例えばGitHubはCLIが優秀で、大抵のことはCLIで実現できます。別にMCPを使わなくてもよいと思うことは多いです。

他方で、JiraやConfluence、Notionに関してはMCPを使いたくなります。

恐らく、バックログ管理アプリやドキュメンテーションアプリの類は、そのアプリでユーザーが本当にやりたいことと、CLIやAPIが提供する機能に乖離が生まれやすいのかもしれません。このプロジェクトの要約してくれ、なんてコマンドは基本的に作りようがないですからね。

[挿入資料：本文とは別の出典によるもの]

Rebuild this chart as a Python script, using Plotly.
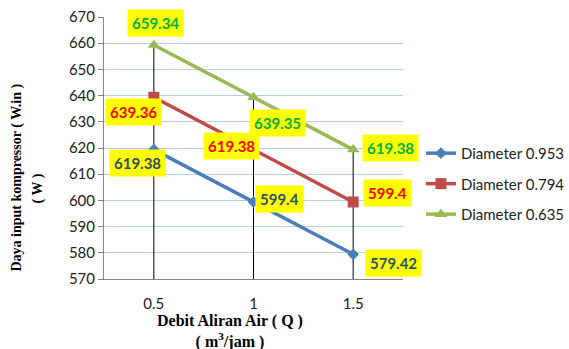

この問題は暫定的にMCPで、将来的にはアプリのエージェント化によって解決されるのかな、とも考えています。

4. その他の副次的な要素

自分が検討した上記の3要素に加えて、以下の要素もインターフェース選択に影響するかもしれない、とClaudeくんが教えてくれました。

  • セキュリティと権限の要件
    • 高度なセキュリティ・認可が必要な場合はCLIやAPI経由のアクセスの方が細かい制御が可能
    • MCPは現状セキュリティがガバガバ
  • パフォーマンスとリソース・コスト効率
    • 大量データの処理ではAPIを利用するのが効率的
    • MCPはLLM処理のオーバーヘッドがある上、APIコールすれば実費も発生しうる
  • 既存ワークフローとの統合性
    • CI/CDパイプラインに組み込むならAPIやCLIが適合しやすい
    • 単発実行ならMCPの方が楽なことも多い
  • ドキュメントとコミュニティサポート
    • ドキュメントが充実したAPIは直接使いやすい
    • ドキュメントが不足している場合はMCPが逆に有利

まとめ:MCPの適材適所を考えて使いこなす

  1. playwright-mcpは「スクリプティングが面倒なときか、スクリプティングの知見がないとき」に便利っぽい
  2. MCP・CLI・APIベースのスクリプティングなど、アプリケーションへのアクセス手段は多分使い分けるものっぽい
  3. その使い分けは利用者の能力・用途・アプリ側のインターフェースの実装や複雑さなどの要素によって、適切な選択がケースバイケースで変わるっぽい

後編では3「アプリケーションのインターフェースの使い分けは大きく3つの要素(ユーザースキル、タスクの目的、アプリの設計)で決まる」という仮説を展開しました。

ここで自分の気付きの2「アプリケーションへのアクセス手段は多分使い分けるものっぽい」に立ち戻るのですが(文章構成完全に間違えた)、一番重要なのはアプリへの複数のインターフェースを適切に組み合わせて利用することなんだと思います。

MCPは便利ですが万能ではないです。それぞれのインターフェースの特徴を理解し、使い所を見定めましょうということですね。

しかし今回の仮説が提示するところは、MCPの使い所は利用する人のスキルや目的、使うアプリによってケースバイケースに異なるということを意味しています。

一概に「誰にとってもこれが常に正解だ」とは言い切ることはできない、これが重要な示唆です。

突き詰めると、結局のところ「自分自身の能力や目的に照らし合わせて適切な手段を選ぼう」という、言われてみれば当たり前のところに帰着するのかもしれません。

しかしAIが実装はほとんどやってくれる時代において、ITエンジニアにはこうした本質的な意思決定や問題解決力が求められてくるのかもしれませんね。

と、うまくまとめた感じを出して、今回はこの辺で逃げようと思います。ではまた。